Schematically, Motherwell’s art is underlain by the basic premise that through the compression of the picture plane the artist can achieve the intensification of formal relationships that amplifies feeling in the viewer. He saw his Opens as a reflection of the metaphysical void, an important concept in Zen Buddhism. He explains: “This is perhaps strongest in the Opens…built on a conception analogous to the Oriental conception of the absolute void: that you start with empty space, and that the subject is that which animates the great space, the void. The amazing discovery is that it takes relatively little to animate the absolute void” (ibid., p. 140).
Open No. 164 in particular shows the stylistic breadth of the Open series, a testament to Motherwell’s bold experiments with minimal aesthetics that was in part prompted by the impact of Minimalist art of the 1960s. Open No. 164 clearly shows the influence of Motherwell’s contemporaries Ad Reinhardt and Barnett Newman, in particular the rhythmical yet loose geometry of the composition where distinctly articulated edges are counterbalanced against the more expressive red form. The rectangular fields compartmentalize the canvas into carefully weighed elements. Here, the artist combined his deft command of expressive brushwork within a rigorous structure. The command of the architectonic red streak stands in abrupt contrast to the cool black and blue fields. This explosive central gesture, starkly confrontational in both its scarlet tone and surging presence recalls a reoccurring triangular form which first appeared in Motherwell’s two series of Beside the Sea and Summertime in Italy paintings from the early 1960s.
Beside the Sea was partly inspired by the 1960 show at the Museum of Modern Art entitled Claude Monet: Seasons and Moments. That exhibition highlighted Monet’s ruminations on a single motif under changing light, such as his multiple views of the seaside landscape, The Manneport near Etretat. Motherwell clearly reworked Open No. 164 over an extended period of time; documentation confirms that the expressive red line was not added until as late as 1977. In the same year, Motherwell was reintroducing the arching form in his Cathedral series of collages. Photographs from inside his Provincetown studio in 1970 display an exhibition poster for Le Corbusier’s 1967 show at the Pavillon de Vendôme in Aix-en-Provence, France, which highlights the distinctive roofline of the Notre Dame du Haut in Ronchamp. This is strong evidence that this architectural configuration served as the catalyst for Motherwell’s use of the pitched form in both his Cathedral collages and for the bold finishing mark on Open No. 164.

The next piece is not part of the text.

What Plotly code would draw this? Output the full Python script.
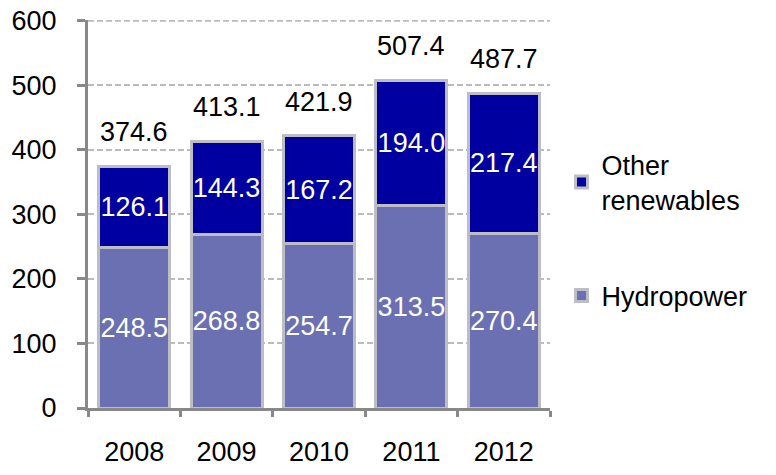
import plotly.graph_objects as go

years = ["2008", "2009", "2010", "2011", "2012"]
hydropower = [248.5, 268.8, 254.7, 313.5, 270.4]
other_renewables = [126.1, 144.3, 167.2, 194.0, 217.4]
totals = [374.6, 413.1, 421.9, 507.4, 487.7]
y_ticks = [0, 100, 200, 300, 400, 500, 600]

FONT = "Liberation Sans, Arial, sans-serif"
FS = 27
border = dict(color="#BDBDC6", width=3)
GRID = "#BBBBBB"
DASH = "6px,3px"

fig = go.Figure()
fig.add_trace(go.Bar(
    x=years, y=hydropower, name="Hydropower",
    marker=dict(color="#6B70B2", line=border),
    text=[f"{v:.1f}" for v in hydropower], textposition="inside",
    insidetextanchor="middle", textangle=0,
    textfont=dict(color="white", size=FS, family=FONT),
    legendgroup="b", legendrank=2, width=0.77,
))
fig.add_trace(go.Bar(
    x=years, y=other_renewables, name="Other<br>renewables",
    marker=dict(color="#0000A0", line=border),
    text=[f"{v:.1f}" for v in other_renewables], textposition="inside",
    insidetextanchor="middle", textangle=0,
    textfont=dict(color="white", size=FS, family=FONT),
    legendgroup="a", legendrank=1, width=0.77,
))

# category index positions for total labels above each stack
for i, tot in enumerate(totals):
    fig.add_annotation(
        x=i, y=tot, text=f"{tot:.1f}", showarrow=False,
        yanchor="bottom", yshift=17,
        font=dict(color="black", size=FS, family=FONT),
    )

# top gridline
fig.add_shape(
    type="line", xref="paper", x0=0, x1=1, yref="y", y0=y_ticks[-1], y1=y_ticks[-1],
    line=dict(color=GRID, width=2, dash=DASH), layer="below",
)

fig.update_layout(
    width=776, height=475,
    barmode="stack",
    paper_bgcolor="white", plot_bgcolor="white",
    margin=dict(l=80, r=234, t=12, b=75, autoexpand=False),
    font=dict(family=FONT, size=FS, color="black"),
    uniformtext=dict(mode="show", minsize=FS),
    legend=dict(
        x=1.025, y=0.69, xanchor="left", yanchor="top",
        traceorder="grouped", tracegroupgap=58,
        font=dict(size=FS, family=FONT), itemwidth=30,
        bgcolor="rgba(0,0,0,0)",
    ),
    showlegend=True,
)
fig.update_yaxes(
    range=[y_ticks[0], y_ticks[-1] + 1], tickvals=y_ticks, automargin=False,
    ticklabeloverflow="allow",
    showgrid=True, gridcolor=GRID, griddash=DASH, gridwidth=2,
    showline=True, linecolor="#888888", linewidth=3,
    ticks="outside", ticklen=8, tickwidth=3, tickcolor="#888888",
    ticklabelstandoff=15,
    tickfont=dict(size=FS, family=FONT),
    zeroline=False,
)
fig.update_xaxes(
    type="category", range=[-0.5, len(years) - 0.5], automargin=False,
    showline=True, linecolor="#888888", linewidth=3,
    ticks="outside", tickson="boundaries", ticklen=6, tickwidth=3, tickcolor="#888888",
    ticklabelstandoff=18, tickangle=0,
    tickfont=dict(size=FS, family=FONT),
)

fig.write_html("out.html")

Motherwell's work is always underpinned with a delicate yet moving elegance, no matter how raw and powerful the gesture. With Open No. 164, Motherwell discovered an incredibly elastic pictorial language that would communicate force on multiple levels but also eludes easy resolution. As noted in the Catalogue Raisonné, for Motherwell, “The spontaneous, liberated, unthinking gesture had to be made, but it also had to be reshaped, modified, molded into an articulate whole. The contrast between signs of intellect and of instinct, between the extremes of severe geometry and irregular, biomorphic forms, is a leitmotif that runs throughout his work” (ibid., p. 6).